Transcribe the material in full. Nothing should differ except that the pictures are left out.

Available data
--*--

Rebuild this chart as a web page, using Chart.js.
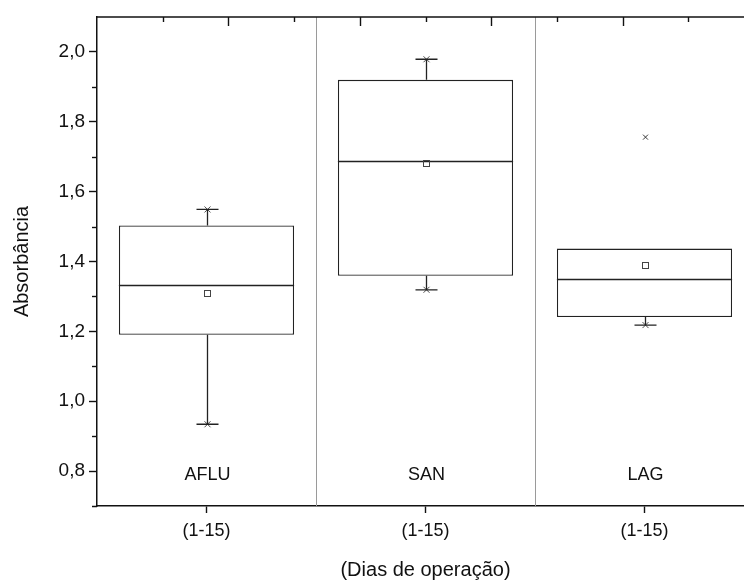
<!DOCTYPE html>
<html>
<head>
<meta charset="utf-8">
<script src="https://cdn.jsdelivr.net/npm/chart.js@4/dist/chart.umd.min.js"></script>
<style>
  html, body { margin: 0; padding: 0; background: #fff; overflow: hidden; }
  #wrap { position: relative; width: 757px; height: 580px; }
</style>
</head>
<body>
<div id="wrap"><canvas id="box-chart"></canvas></div>
<script>
const groups = ["AFLU", "SAN", "LAG"];
const tickLabels = ["(1-15)", "(1-15)", "(1-15)"];
const q1 = [1.19, 1.359, 1.241];
const q3 = [1.503, 1.92, 1.437];
const medians = [1.333, 1.688, 1.351];
const means = [1.31, 1.682, 1.391];
const whiskerLow = [0.934, 1.319, 1.218];
const whiskerHigh = [1.549, 1.979, 1.437];
const outliers = [[], [], [1.756]];

const FONT = "'Liberation Sans', Arial, sans-serif";
const INK = "#222";

function fmt(v) {
  return v.toFixed(1).replace(".", ",");
}

function cross(ctx, px, py, r) {
  ctx.beginPath();
  ctx.moveTo(px - r, py - r);
  ctx.lineTo(px + r, py + r);
  ctx.moveTo(px + r, py - r);
  ctx.lineTo(px - r, py + r);
  ctx.stroke();
}

// whiskers, medians, means, frame ticks and group names
const boxPlot = {
  id: "boxPlot",
  beforeDatasetsDraw(chart) {
    const { ctx, chartArea, scales } = chart;
    const x = scales.x;
    ctx.save();
    ctx.strokeStyle = "#9a9a9a";
    ctx.lineWidth = 1;
    for (let i = 0; i < groups.length - 1; i++) {
      const px = Math.round(x.getPixelForValue(i + 0.5)) + 0.5;
      ctx.beginPath();
      ctx.moveTo(px, chartArea.top);
      ctx.lineTo(px, chartArea.bottom);
      ctx.stroke();
    }
    ctx.restore();
  },
  afterDatasetsDraw(chart) {
    const { ctx, chartArea, scales } = chart;
    const { x, y } = scales;
    const bars = chart.getDatasetMeta(0).data;
    ctx.save();
    ctx.strokeStyle = INK;
    ctx.lineWidth = 1.3;

    groups.forEach((name, i) => {
      const cx = Math.round(x.getPixelForValue(i)) + 0.5;
      const half = bars[i].width / 2;

      // whiskers with caps and end markers
      [[q3[i], whiskerHigh[i]], [q1[i], whiskerLow[i]]].forEach(([from, to]) => {
        if (Math.abs(to - from) < 1e-6) return;
        const py = y.getPixelForValue(to);
        ctx.lineWidth = 1.3;
        ctx.beginPath();
        ctx.moveTo(cx, y.getPixelForValue(from));
        ctx.lineTo(cx, py);
        ctx.moveTo(cx - 11, py);
        ctx.lineTo(cx + 11, py);
        ctx.stroke();
        ctx.lineWidth = 0.8;
        cross(ctx, cx, py, 3);
      });

      // median
      const my = Math.round(y.getPixelForValue(medians[i])) + 0.5;
      ctx.lineWidth = 1.3;
      ctx.beginPath();
      ctx.moveTo(bars[i].x - half, my);
      ctx.lineTo(bars[i].x + half, my);
      ctx.stroke();

      // mean
      ctx.lineWidth = 1;
      ctx.strokeStyle = "#444";
      const ay = Math.round(y.getPixelForValue(means[i])) + 0.5;
      ctx.strokeRect(cx - 3, ay - 3, 6, 6);
      ctx.strokeStyle = INK;

      // outliers
      outliers[i].forEach(v => {
        ctx.lineWidth = 0.9;
        cross(ctx, cx, y.getPixelForValue(v), 2.5);
      });

      // group name inside the plot
      ctx.fillStyle = "#111";
      ctx.font = "18px " + FONT;
      ctx.textAlign = "center";
      ctx.textBaseline = "middle";
      ctx.fillText(name, cx, chartArea.bottom - 31);
    });

    // top frame with inward ticks, ten divisions across the category range
    ctx.strokeStyle = "#111";
    ctx.lineWidth = 1.5;
    ctx.beginPath();
    ctx.moveTo(chartArea.left, chartArea.top);
    ctx.lineTo(chartArea.right, chartArea.top);
    ctx.stroke();
    ctx.lineWidth = 1.4;
    for (let k = 1; k < 10; k++) {
      const px = Math.round(x.getPixelForValue(-0.5 + 0.3 * k)) + 0.5;
      ctx.beginPath();
      ctx.moveTo(px, chartArea.top);
      ctx.lineTo(px, chartArea.top + (k % 2 === 0 ? 9 : 5));
      ctx.stroke();
    }

    // minor ticks on the value axis
    ctx.lineWidth = 1.4;
    for (let v = 0.9; v < 2.05; v += 0.2) {
      const py = Math.round(y.getPixelForValue(v)) + 0.5;
      ctx.beginPath();
      ctx.moveTo(chartArea.left - 5, py);
      ctx.lineTo(chartArea.left, py);
      ctx.stroke();
    }

    // bottom axis line runs a little past the value axis
    ctx.lineWidth = 1.5;
    ctx.beginPath();
    ctx.moveTo(chartArea.left - 5, chartArea.bottom + 0.5);
    ctx.lineTo(chartArea.left, chartArea.bottom + 0.5);
    ctx.stroke();
    ctx.restore();
  }
};

new Chart(document.getElementById("box-chart"), {
  type: "bar",
  data: {
    labels: tickLabels,
    datasets: [{
      data: q1.map((lo, i) => [lo, q3[i]]),
      backgroundColor: "#fff",
      borderColor: INK,
      borderWidth: 1.3,
      borderSkipped: false,
      barPercentage: 0.8,
      categoryPercentage: 1
    }]
  },
  options: {
    responsive: true,
    maintainAspectRatio: false,
    animation: false,
    events: [],
    layout: { padding: { top: 17, right: 3, left: 0, bottom: 0 } },
    plugins: { legend: { display: false }, tooltip: { enabled: false } },
    scales: {
      x: {
        position: "bottom",
        grid: { display: true, drawOnChartArea: false, offset: false, tickLength: 7, tickColor: "#111", tickWidth: 1.4 },
        border: { display: true, color: "#111", width: 1.5 },
        ticks: { color: "#111", font: { family: FONT, size: 18 }, padding: 7, maxRotation: 0 },
        title: { display: true, text: "(Dias de operação)", color: "#111", font: { family: FONT, size: 20, lineHeight: 1 }, padding: { top: 0, bottom: 0 } },
        afterFit(scale) { scale.height = 74; }
      },
      y: {
        min: 0.7,
        max: 2.1,
        grid: {
          display: true,
          drawOnChartArea: false,
          tickLength: 8,
          tickWidth: 1.4,
          tickColor: ctx => (Math.round(ctx.tick.value * 10) % 2 === 0 ? "#111" : "rgba(0,0,0,0)")
        },
        border: { display: true, color: "#111", width: 1.5 },
        ticks: {
          stepSize: 0.1,
          color: "#111",
          font: { family: FONT, size: 19 },
          padding: 4,
          callback: v => {
            const n = Math.round(v * 10);
            return n % 2 === 0 && n >= 8 && n <= 20 ? fmt(v) : "";
          }
        },
        title: { display: true, text: "Absorbância", color: "#111", font: { family: FONT, size: 20 }, padding: { top: 10, bottom: 0 } },
        afterFit(scale) { scale.width = 97; }
      }
    }
  },
  plugins: [boxPlot]
});
</script>
</body>
</html>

--*--

Response
Rebuild this chart as a web page, using Chart.js.
<!DOCTYPE html>
<html>
<head>
<meta charset="utf-8">
<script src="https://cdn.jsdelivr.net/npm/chart.js@4/dist/chart.umd.min.js"></script>
<style>
  html, body { margin: 0; padding: 0; background: #fff; overflow: hidden; }
  #wrap { position: relative; width: 757px; height: 580px; }
</style>
</head>
<body>
<div id="wrap"><canvas id="box-chart"></canvas></div>
<script>
const groups = ["AFLU", "SAN", "LAG"];
const tickLabels = ["(1-15)", "(1-15)", "(1-15)"];
const q1 = [1.19, 1.359, 1.241];
const q3 = [1.503, 1.92, 1.437];
const medians = [1.333, 1.688, 1.351];
const means = [1.31, 1.682, 1.391];
const whiskerLow = [0.934, 1.319, 1.218];
const whiskerHigh = [1.549, 1.979, 1.437];
const outliers = [[], [], [1.756]];

const FONT = "'Liberation Sans', Arial, sans-serif";
const INK = "#222";

function fmt(v) {
  return v.toFixed(1).replace(".", ",");
}

function cross(ctx, px, py, r) {
  ctx.beginPath();
  ctx.moveTo(px - r, py - r);
  ctx.lineTo(px + r, py + r);
  ctx.moveTo(px + r, py - r);
  ctx.lineTo(px - r, py + r);
  ctx.stroke();
}

// whiskers, medians, means, frame ticks and group names
const boxPlot = {
  id: "boxPlot",
  beforeDatasetsDraw(chart) {
    const { ctx, chartArea, scales } = chart;
    const x = scales.x;
    ctx.save();
    ctx.strokeStyle = "#9a9a9a";
    ctx.lineWidth = 1;
    for (let i = 0; i < groups.length - 1; i++) {
      const px = Math.round(x.getPixelForValue(i + 0.5)) + 0.5;
      ctx.beginPath();
      ctx.moveTo(px, chartArea.top);
      ctx.lineTo(px, chartArea.bottom);
      ctx.stroke();
    }
    ctx.restore();
  },
  afterDatasetsDraw(chart) {
    const { ctx, chartArea, scales } = chart;
    const { x, y } = scales;
    const bars = chart.getDatasetMeta(0).data;
    ctx.save();
    ctx.strokeStyle = INK;
    ctx.lineWidth = 1.3;

    groups.forEach((name, i) => {
      const cx = Math.round(x.getPixelForValue(i)) + 0.5;
      const half = bars[i].width / 2;

      // whiskers with caps and end markers
      [[q3[i], whiskerHigh[i]], [q1[i], whiskerLow[i]]].forEach(([from, to]) => {
        if (Math.abs(to - from) < 1e-6) return;
        const py = y.getPixelForValue(to);
        ctx.lineWidth = 1.3;
        ctx.beginPath();
        ctx.moveTo(cx, y.getPixelForValue(from));
        ctx.lineTo(cx, py);
        ctx.moveTo(cx - 11, py);
        ctx.lineTo(cx + 11, py);
        ctx.stroke();
        ctx.lineWidth = 0.8;
        cross(ctx, cx, py, 3);
      });

      // median
      const my = Math.round(y.getPixelForValue(medians[i])) + 0.5;
      ctx.lineWidth = 1.3;
      ctx.beginPath();
      ctx.moveTo(bars[i].x - half, my);
      ctx.lineTo(bars[i].x + half, my);
      ctx.stroke();

      // mean
      ctx.lineWidth = 1;
      ctx.strokeStyle = "#444";
      const ay = Math.round(y.getPixelForValue(means[i])) + 0.5;
      ctx.strokeRect(cx - 3, ay - 3, 6, 6);
      ctx.strokeStyle = INK;

      // outliers
      outliers[i].forEach(v => {
        ctx.lineWidth = 0.9;
        cross(ctx, cx, y.getPixelForValue(v), 2.5);
      });

      // group name inside the plot
      ctx.fillStyle = "#111";
      ctx.font = "18px " + FONT;
      ctx.textAlign = "center";
      ctx.textBaseline = "middle";
      ctx.fillText(name, cx, chartArea.bottom - 31);
    });

    // top frame with inward ticks, ten divisions across the category range
    ctx.strokeStyle = "#111";
    ctx.lineWidth = 1.5;
    ctx.beginPath();
    ctx.moveTo(chartArea.left, chartArea.top);
    ctx.lineTo(chartArea.right, chartArea.top);
    ctx.stroke();
    ctx.lineWidth = 1.4;
    for (let k = 1; k < 10; k++) {
      const px = Math.round(x.getPixelForValue(-0.5 + 0.3 * k)) + 0.5;
      ctx.beginPath();
      ctx.moveTo(px, chartArea.top);
      ctx.lineTo(px, chartArea.top + (k % 2 === 0 ? 9 : 5));
      ctx.stroke();
    }

    // minor ticks on the value axis
    ctx.lineWidth = 1.4;
    for (let v = 0.9; v < 2.05; v += 0.2) {
      const py = Math.round(y.getPixelForValue(v)) + 0.5;
      ctx.beginPath();
      ctx.moveTo(chartArea.left - 5, py);
      ctx.lineTo(chartArea.left, py);
      ctx.stroke();
    }

    // bottom axis line runs a little past the value axis
    ctx.lineWidth = 1.5;
    ctx.beginPath();
    ctx.moveTo(chartArea.left - 5, chartArea.bottom + 0.5);
    ctx.lineTo(chartArea.left, chartArea.bottom + 0.5);
    ctx.stroke();
    ctx.restore();
  }
};

new Chart(document.getElementById("box-chart"), {
  type: "bar",
  data: {
    labels: tickLabels,
    datasets: [{
      data: q1.map((lo, i) => [lo, q3[i]]),
      backgroundColor: "#fff",
      borderColor: INK,
      borderWidth: 1.3,
      borderSkipped: false,
      barPercentage: 0.8,
      categoryPercentage: 1
    }]
  },
  options: {
    responsive: true,
    maintainAspectRatio: false,
    animation: false,
    events: [],
    layout: { padding: { top: 17, right: 3, left: 0, bottom: 0 } },
    plugins: { legend: { display: false }, tooltip: { enabled: false } },
    scales: {
      x: {
        position: "bottom",
        grid: { display: true, drawOnChartArea: false, offset: false, tickLength: 7, tickColor: "#111", tickWidth: 1.4 },
        border: { display: true, color: "#111", width: 1.5 },
        ticks: { color: "#111", font: { family: FONT, size: 18 }, padding: 7, maxRotation: 0 },
        title: { display: true, text: "(Dias de operação)", color: "#111", font: { family: FONT, size: 20, lineHeight: 1 }, padding: { top: 0, bottom: 0 } },
        afterFit(scale) { scale.height = 74; }
      },
      y: {
        min: 0.7,
        max: 2.1,
        grid: {
          display: true,
          drawOnChartArea: false,
          tickLength: 8,
          tickWidth: 1.4,
          tickColor: ctx => (Math.round(ctx.tick.value * 10) % 2 === 0 ? "#111" : "rgba(0,0,0,0)")
        },
        border: { display: true, color: "#111", width: 1.5 },
        ticks: {
          stepSize: 0.1,
          color: "#111",
          font: { family: FONT, size: 19 },
          padding: 4,
          callback: v => {
            const n = Math.round(v * 10);
            return n % 2 === 0 && n >= 8 && n <= 20 ? fmt(v) : "";
          }
        },
        title: { display: true, text: "Absorbância", color: "#111", font: { family: FONT, size: 20 }, padding: { top: 10, bottom: 0 } },
        afterFit(scale) { scale.width = 97; }
      }
    }
  },
  plugins: [boxPlot]
});
</script>
</body>
</html>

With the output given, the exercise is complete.